=== Supplied information ===

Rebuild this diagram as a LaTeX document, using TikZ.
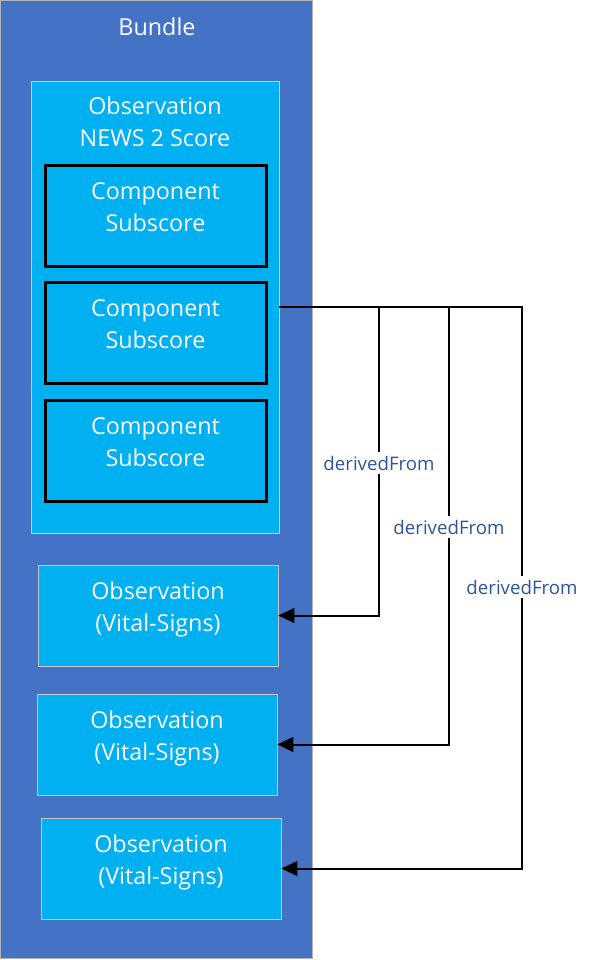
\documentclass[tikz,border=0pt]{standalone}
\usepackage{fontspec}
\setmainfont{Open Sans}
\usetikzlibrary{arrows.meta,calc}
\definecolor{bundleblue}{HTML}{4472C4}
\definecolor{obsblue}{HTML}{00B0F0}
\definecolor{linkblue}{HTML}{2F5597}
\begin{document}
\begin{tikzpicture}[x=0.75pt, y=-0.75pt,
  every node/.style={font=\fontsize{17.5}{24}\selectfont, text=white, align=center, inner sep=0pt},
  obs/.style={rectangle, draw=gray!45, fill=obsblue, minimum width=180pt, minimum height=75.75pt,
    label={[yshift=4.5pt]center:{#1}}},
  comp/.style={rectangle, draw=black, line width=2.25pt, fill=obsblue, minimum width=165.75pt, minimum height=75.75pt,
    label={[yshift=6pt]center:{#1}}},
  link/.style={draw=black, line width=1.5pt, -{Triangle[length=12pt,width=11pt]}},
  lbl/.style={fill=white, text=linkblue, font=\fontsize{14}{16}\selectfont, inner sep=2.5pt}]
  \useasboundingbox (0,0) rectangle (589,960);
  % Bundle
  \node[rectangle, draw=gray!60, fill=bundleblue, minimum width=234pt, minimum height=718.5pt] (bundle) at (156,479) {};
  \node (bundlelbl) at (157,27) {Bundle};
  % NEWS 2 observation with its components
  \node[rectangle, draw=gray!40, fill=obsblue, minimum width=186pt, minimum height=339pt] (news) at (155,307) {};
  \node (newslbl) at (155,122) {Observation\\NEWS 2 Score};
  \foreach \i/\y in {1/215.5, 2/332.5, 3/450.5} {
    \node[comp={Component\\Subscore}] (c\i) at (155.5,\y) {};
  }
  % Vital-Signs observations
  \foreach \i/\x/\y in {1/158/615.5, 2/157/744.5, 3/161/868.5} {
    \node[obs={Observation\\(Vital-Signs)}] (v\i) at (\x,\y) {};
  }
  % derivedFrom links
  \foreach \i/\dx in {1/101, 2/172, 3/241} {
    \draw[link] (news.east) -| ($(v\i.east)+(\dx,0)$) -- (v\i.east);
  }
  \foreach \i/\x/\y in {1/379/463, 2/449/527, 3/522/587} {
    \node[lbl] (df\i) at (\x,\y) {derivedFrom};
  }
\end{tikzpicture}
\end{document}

===

Goal of the exercise
Print the listing above in full, exactly as written. Omit any pictures.

Full answer
Rebuild this diagram as a LaTeX document, using TikZ.
\documentclass[tikz,border=0pt]{standalone}
\usepackage{fontspec}
\setmainfont{Open Sans}
\usetikzlibrary{arrows.meta,calc}
\definecolor{bundleblue}{HTML}{4472C4}
\definecolor{obsblue}{HTML}{00B0F0}
\definecolor{linkblue}{HTML}{2F5597}
\begin{document}
\begin{tikzpicture}[x=0.75pt, y=-0.75pt,
  every node/.style={font=\fontsize{17.5}{24}\selectfont, text=white, align=center, inner sep=0pt},
  obs/.style={rectangle, draw=gray!45, fill=obsblue, minimum width=180pt, minimum height=75.75pt,
    label={[yshift=4.5pt]center:{#1}}},
  comp/.style={rectangle, draw=black, line width=2.25pt, fill=obsblue, minimum width=165.75pt, minimum height=75.75pt,
    label={[yshift=6pt]center:{#1}}},
  link/.style={draw=black, line width=1.5pt, -{Triangle[length=12pt,width=11pt]}},
  lbl/.style={fill=white, text=linkblue, font=\fontsize{14}{16}\selectfont, inner sep=2.5pt}]
  \useasboundingbox (0,0) rectangle (589,960);
  % Bundle
  \node[rectangle, draw=gray!60, fill=bundleblue, minimum width=234pt, minimum height=718.5pt] (bundle) at (156,479) {};
  \node (bundlelbl) at (157,27) {Bundle};
  % NEWS 2 observation with its components
  \node[rectangle, draw=gray!40, fill=obsblue, minimum width=186pt, minimum height=339pt] (news) at (155,307) {};
  \node (newslbl) at (155,122) {Observation\\NEWS 2 Score};
  \foreach \i/\y in {1/215.5, 2/332.5, 3/450.5} {
    \node[comp={Component\\Subscore}] (c\i) at (155.5,\y) {};
  }
  % Vital-Signs observations
  \foreach \i/\x/\y in {1/158/615.5, 2/157/744.5, 3/161/868.5} {
    \node[obs={Observation\\(Vital-Signs)}] (v\i) at (\x,\y) {};
  }
  % derivedFrom links
  \foreach \i/\dx in {1/101, 2/172, 3/241} {
    \draw[link] (news.east) -| ($(v\i.east)+(\dx,0)$) -- (v\i.east);
  }
  \foreach \i/\x/\y in {1/379/463, 2/449/527, 3/522/587} {
    \node[lbl] (df\i) at (\x,\y) {derivedFrom};
  }
\end{tikzpicture}
\end{document}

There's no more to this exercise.